By Bob Weaver

Aftermath viewed from Mill Street looking toward
Main Street, Super-Service Building Visible to right

Bystanders survey damage, viewed from Main Street
with Court Street to left, Rainbow Hotel to right

Remains of J & B Drugstore viewed From Main Street toward
the Rainbow Hotel and Oren Atkinson home In background

View from Mill Street looking toward Main Street,
Courthouse and Masonic building visible to right

Grantsville's last big fire was January 17, 1966, taking out six businesses, nearly destroying a seventh and leaving six families homeless.

Town residents had predicted that the Odd Fellows building on Main street would go up in flames, and that it would take part of the town with it.

That prediction came true, during a sub-freezing winter night.

Now town residents say the old Rainbow Hotel is a fire trap, saying if it catches on fire it will take a significant number of buildings with it. The Rainbow was at great risk of burning in 1966, but efforts by several fire departments kept it in check.

Town officials have been unable to legally hold the owner responsible for its' demolition, or come up with funds to remove it, although reports now say funds are available and its demolition has now happened.

2023: The Rainbow was demolished.

The Rainbow, built in the early 1920s and saved from the
fire of '66, is still standing on Court Street in dis-repair ...

... is a now a threat to surrounding houses and businesses

In '66 flames were discovered about 8:30 p.m. in the bottom floor of the three-story Odd Fellows building occupied by Hardman's Restaurant, quickly spreading to an adjoining frame building long-known as Ward's Pool Room.

Fire roared down Main Street spreading to Gunn's Store and another building owned by Foster Poling and occupied by Garland's Grocery. Soon it spread to the J&B Drug Store, completely destroying it.

Also destroyed was Air Rifle Headquarters and the residences occupied by Mrs. C.S. Gladwell, Mr. and Mrs. Ernest Sturm, and Mr. and Mrs. Willis Haught, and another house vacated only two weeks earlier by Mr. and Mrs. Harry Stevens. The Quality Shop building was also severely damaged, and the stock in that store was damaged by smoke and water.

The Calhoun Super-Service building, now an auto parts store, was on fire at least three different times and the Masonic Lodge building was threatened.

With no loss of life or serious injuries, damage estimates reached nearly $1 million.

With low water pressure and electric power off, the situation worsened. Water could not be pumped to refill storage tanks, and firefighters went to the Little Kanawha River to draft for fire fighting.

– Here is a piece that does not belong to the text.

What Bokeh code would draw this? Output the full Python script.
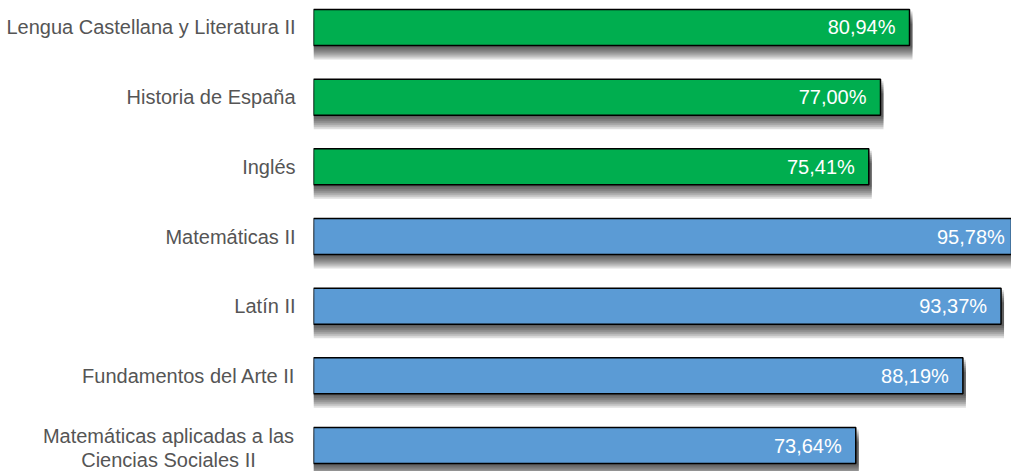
from bokeh.plotting import figure
from bokeh.layouts import row
from bokeh.models import Range1d, ColumnDataSource
from bokeh.core.properties import value
from bokeh.embed import file_html
from bokeh.resources import INLINE

subjects = [
    "Lengua Castellana y Literatura II",
    "Historia de España",
    "Inglés",
    "Matemáticas II",
    "Latín II",
    "Fundamentos del Arte II",
    "Matemáticas aplicadas a las\nCiencias Sociales II",
]
values = [80.94, 77.00, 75.41, 95.78, 93.37, 88.19, 73.64]
groups = ["common", "common", "common", "option", "option", "option", "option"]
group_colors = {"common": "#00AE4F", "option": "#5B9BD5"}

W, H = 1011, 471
LEFT = 313
XMAX = 94.79
PX_X = (W - LEFT) / XMAX
YTOP, YBOT = -0.3875, 6.373
PX_Y = H / (YBOT - YTOP)
BAR_H = 36 / PX_Y

pos = list(range(len(subjects)))
labels = [f"{v:.2f}".replace(".", ",") + "%" for v in values]
colors = [group_colors[g] for g in groups]
yr = Range1d(YBOT, YTOP)


def bare(fig):
    fig.xaxis.visible = False
    fig.yaxis.visible = False
    fig.grid.visible = False
    fig.outline_line_color = None
    fig.background_fill_color = "white"
    fig.border_fill_color = "white"
    fig.min_border_left = 0
    fig.min_border_right = 0
    fig.min_border_top = 0
    fig.min_border_bottom = 0


# left: category labels
pl = figure(width=LEFT, height=H, output_backend="svg", toolbar_location=None,
            x_range=Range1d(0, LEFT), y_range=yr)
bare(pl)
single = [(y, s) for y, s in zip(pos, subjects) if "\n" not in s]
multi = [(y, s) for y, s in zip(pos, subjects) if "\n" in s]
pl.text(x=[295] * len(single), y=[y for y, _ in single], text=[s for _, s in single],
        text_align="right", text_baseline="middle", text_color="#555555",
        text_font=value("Liberation Sans"), text_font_size="20px")
pl.text(x=[168] * len(multi), y=[y + 2.5 / PX_Y for y, _ in multi], text=[s for _, s in multi],
        text_align="center", text_baseline="middle", text_color="#555555",
        text_font=value("Liberation Sans"), text_font_size="20px", text_line_height=1.05)

# right: bars
p = figure(width=W - LEFT, height=H, output_backend="svg", toolbar_location=None,
           x_range=Range1d(0, XMAX), y_range=yr)
bare(p)

# drop shadow layers
for k in range(2, 15, 2):
    p.hbar(y=[y + k / PX_Y for y in pos], left=0, right=[v + 3 / PX_X for v in values],
           height=BAR_H, fill_color="black", fill_alpha=0.13, line_color=None)

src = ColumnDataSource(dict(y=pos, right=values, color=colors, lab=labels))
p.hbar(y="y", left=0, right="right", height=BAR_H, fill_color="color",
       line_color="black", line_width=1.5, source=src)
p.text(x="right", y="y", text="lab", x_offset=-14, text_align="right",
       text_baseline="middle", text_color="white", text_font=value("Liberation Sans"),
       text_font_size="20px", source=src)

layout = row(pl, p, spacing=0)
open("out.html", "w").write(file_html(layout, INLINE))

Fire departments responded from neighboring towns, including Pennsboro, Harrisville, Smithville, Elizabeth, Spencer, Glenville, Ripley, Weston, Burnsville. Assistance was also given by South Penn Oil and the Dowell company.

Residents praised the firemen and their neighbors for their valiant efforts to save the town from further destruction.

As a Spencer fireman, I was in an old Power Wagon truck with a jenny-rigged Navy pump, the vehicles top speed was about 30 miles per hour. After the slow trip from Spencer, we backed the truck with pump into the Little Kanawha and pumped lots of water. Prior to 1966, the town's previous "great fire" was in 1919, when an entire block was destroyed. That area was in the block where Calhoun Banks was located.